Class inaction; how 3,000 overpaid administrators stymie D.C. school reform

Washington Monthly, May, 1991 by Michael Willrich

Delabian Rice-Thurston, head of Parents United, a D.C. parents' group, recalls her first visit to her son's school, Stevens Elementary. "I noticed that there was no playground equipment for the kids, but when I asked the principal, he told me that the PTA had already bought $5,000 worth." It seemed the swing sets and jungle gyms were all in storage; the central office staff hadn't got around to installing them. The helpless principal then turned to Rice-Thurston, beseeching her to call the office and see what she could do.

A visit to that famous central office--honey-combed into the 12-story Presidential Building--helps explain why things fall through central office cracks. Employees peddle Mary Kay cosmetics from their cubicles; on a bulletin board, a party invitation reads, "Bring your favoret [sic] spirits." Insiders describe the central office as a fraternity of friends, where the only hard rule is "don't rock the boat." Jim Ford, the budget analyst for the City Council's education committee, puts it this way: "When I worked over there, we had a saying, 'If you're competent, you better have your resume in order. If you're competent and dedicated, you better have it circulating.'"

Many of the school system's bureaucrats came up through the D.C. schools together; more than a few are teachers and principlas who performed miserably in the schools and were "kicked upstairs." After one year's probation, almost all administrators settle into a tenured position--be it as a $38,971 procurement analyst or a $66,176 human resources coordinator or a $90,704 acting superintendent. Once they do, it's almost impossible to fire them.

No one, not even the Peat Marwick bean-counters hired by COPE to find out, knows exactly how many of these "administrators" are floating around the D.C. schools. That's in part a deliberate deception. The central office often camouflages administrators with inaccurate job titles--for instance, classifying central office staff members as teachers on the payroll. The system's official count of its "central management" and "central services" employees is 1,294. Peat Marwick, on the other hand, counted 3,153 non-schoolbased personnel.

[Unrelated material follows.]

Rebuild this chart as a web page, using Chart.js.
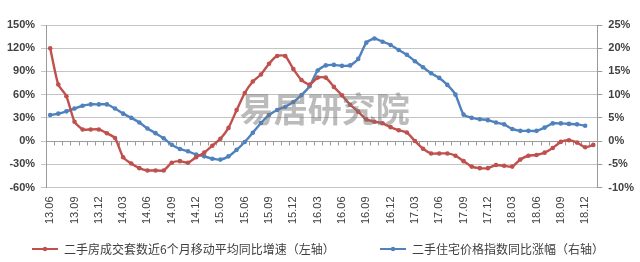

How many of these employees are unnecessary? COPE said 400, the Rivlin Commission twice that. But even those numbers seem low when you consider this: Today, the D.C. schools employ more administrative employees than the largest school district in the country, New York City--which teaches 11 times more students and itself has a notoriously bloated school bureaucracy.

As parent leader Rice-Thurston observes, "If we had excessive administration and high levels of achievement, people wouldn't be concerned." Obviously, though, that's not the case. Every year, as more and more city money goes to staff, salaries, and administrative fringes, the system spends $532 to $682 less per student on instruction than comparable urban systems.

The only ones losing out, it seems, are the kids: kids like Melissa Brantley, a learning disabled student who was held back in second grade for three years, tossed around to three different schools, before the system finally tested her for a learning disability last year; the kids in one junior high school in Northeast, where the heating system is so bad that they shiver one day and suffer nose bleeds from dry heat the next; the 10th graders in one high school class in Anacostia, most of whom read at a fifth- or sixth-grade level; or the needy kids in D.C.'s Head Start program, who never saw $299,789 in federal funds marked for them in 1989. The D.C. government had forgotten to use them before the grant period expired.